Dataset excerpt:
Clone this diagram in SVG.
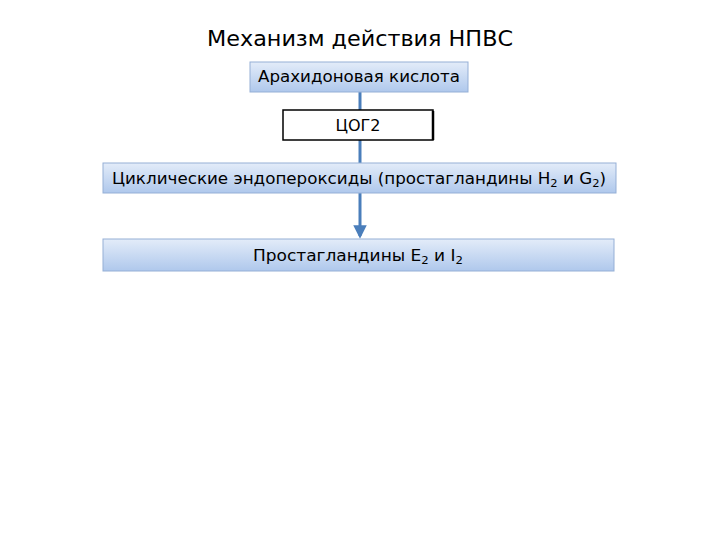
<svg xmlns="http://www.w3.org/2000/svg" width="720" height="540" viewBox="0 0 720 540">
<defs>
<linearGradient id="g" x1="0" y1="0" x2="0" y2="1">
<stop offset="0" stop-color="#e3ecf9"/>
<stop offset="1" stop-color="#afc8ec"/>
</linearGradient>
<marker id="ah" viewBox="0 0 10 10" refX="8" refY="5" markerWidth="4.5" markerHeight="4.5" orient="auto" markerUnits="strokeWidth">
<path d="M0,0 L10,5 L0,10 Z" fill="#4a7ebb"/>
</marker>
</defs>
<style>
.t{font-family:"DejaVu Sans","Liberation Sans",sans-serif;fill:#000;text-anchor:middle}
.box{fill:url(#g);stroke:#95afd6;stroke-width:1}
.ln{stroke:#4a7ebb;stroke-width:3;fill:none}
</style>
<rect width="720" height="540" fill="#fff"/>
<text class="t" x="360" y="46" font-size="22" textLength="306" lengthAdjust="spacingAndGlyphs">Механизм действия НПВС</text>
<g id="connectors">
<line class="ln" x1="360" y1="92" x2="360" y2="163"/>
<line class="ln" x1="360" y1="193" x2="360" y2="236" marker-end="url(#ah)"/>
</g>
<g id="n1">
<rect class="box" x="250" y="62" width="218" height="30"/>
<text class="t" x="359" y="82" font-size="16" textLength="202" lengthAdjust="spacingAndGlyphs">Арахидоновая кислота</text>
</g>
<g id="n2">
<rect x="283" y="110" width="150" height="30" fill="#fff" stroke="#000" stroke-width="1.5"/>
<line x1="433" y1="111" x2="433" y2="140" stroke="#000" stroke-width="2.5"/>
<text class="t" x="358" y="131" font-size="16">ЦОГ2</text>
</g>
<g id="n3">
<rect class="box" x="103" y="163" width="513" height="30"/>
<text class="t" x="359" y="184" font-size="16" textLength="494" lengthAdjust="spacingAndGlyphs">Циклические эндопероксиды (простагландины H<tspan font-size="11" dy="3">2</tspan><tspan dy="-3"> и G</tspan><tspan font-size="11" dy="3">2</tspan><tspan dy="-3">)</tspan></text>
</g>
<g id="n4">
<rect class="box" x="103" y="239" width="511" height="32"/>
<text class="t" x="358" y="261" font-size="16" textLength="210" lengthAdjust="spacingAndGlyphs">Простагландины E<tspan font-size="11" dy="3">2</tspan><tspan dy="-3"> и I</tspan><tspan font-size="11" dy="3">2</tspan></text>
</g>
</svg>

Given request: In this exercise, set down all of the data exactly, without the pictures.

Complete output:
Clone this diagram in SVG.
<svg xmlns="http://www.w3.org/2000/svg" width="720" height="540" viewBox="0 0 720 540">
<defs>
<linearGradient id="g" x1="0" y1="0" x2="0" y2="1">
<stop offset="0" stop-color="#e3ecf9"/>
<stop offset="1" stop-color="#afc8ec"/>
</linearGradient>
<marker id="ah" viewBox="0 0 10 10" refX="8" refY="5" markerWidth="4.5" markerHeight="4.5" orient="auto" markerUnits="strokeWidth">
<path d="M0,0 L10,5 L0,10 Z" fill="#4a7ebb"/>
</marker>
</defs>
<style>
.t{font-family:"DejaVu Sans","Liberation Sans",sans-serif;fill:#000;text-anchor:middle}
.box{fill:url(#g);stroke:#95afd6;stroke-width:1}
.ln{stroke:#4a7ebb;stroke-width:3;fill:none}
</style>
<rect width="720" height="540" fill="#fff"/>
<text class="t" x="360" y="46" font-size="22" textLength="306" lengthAdjust="spacingAndGlyphs">Механизм действия НПВС</text>
<g id="connectors">
<line class="ln" x1="360" y1="92" x2="360" y2="163"/>
<line class="ln" x1="360" y1="193" x2="360" y2="236" marker-end="url(#ah)"/>
</g>
<g id="n1">
<rect class="box" x="250" y="62" width="218" height="30"/>
<text class="t" x="359" y="82" font-size="16" textLength="202" lengthAdjust="spacingAndGlyphs">Арахидоновая кислота</text>
</g>
<g id="n2">
<rect x="283" y="110" width="150" height="30" fill="#fff" stroke="#000" stroke-width="1.5"/>
<line x1="433" y1="111" x2="433" y2="140" stroke="#000" stroke-width="2.5"/>
<text class="t" x="358" y="131" font-size="16">ЦОГ2</text>
</g>
<g id="n3">
<rect class="box" x="103" y="163" width="513" height="30"/>
<text class="t" x="359" y="184" font-size="16" textLength="494" lengthAdjust="spacingAndGlyphs">Циклические эндопероксиды (простагландины H<tspan font-size="11" dy="3">2</tspan><tspan dy="-3"> и G</tspan><tspan font-size="11" dy="3">2</tspan><tspan dy="-3">)</tspan></text>
</g>
<g id="n4">
<rect class="box" x="103" y="239" width="511" height="32"/>
<text class="t" x="358" y="261" font-size="16" textLength="210" lengthAdjust="spacingAndGlyphs">Простагландины E<tspan font-size="11" dy="3">2</tspan><tspan dy="-3"> и I</tspan><tspan font-size="11" dy="3">2</tspan></text>
</g>
</svg>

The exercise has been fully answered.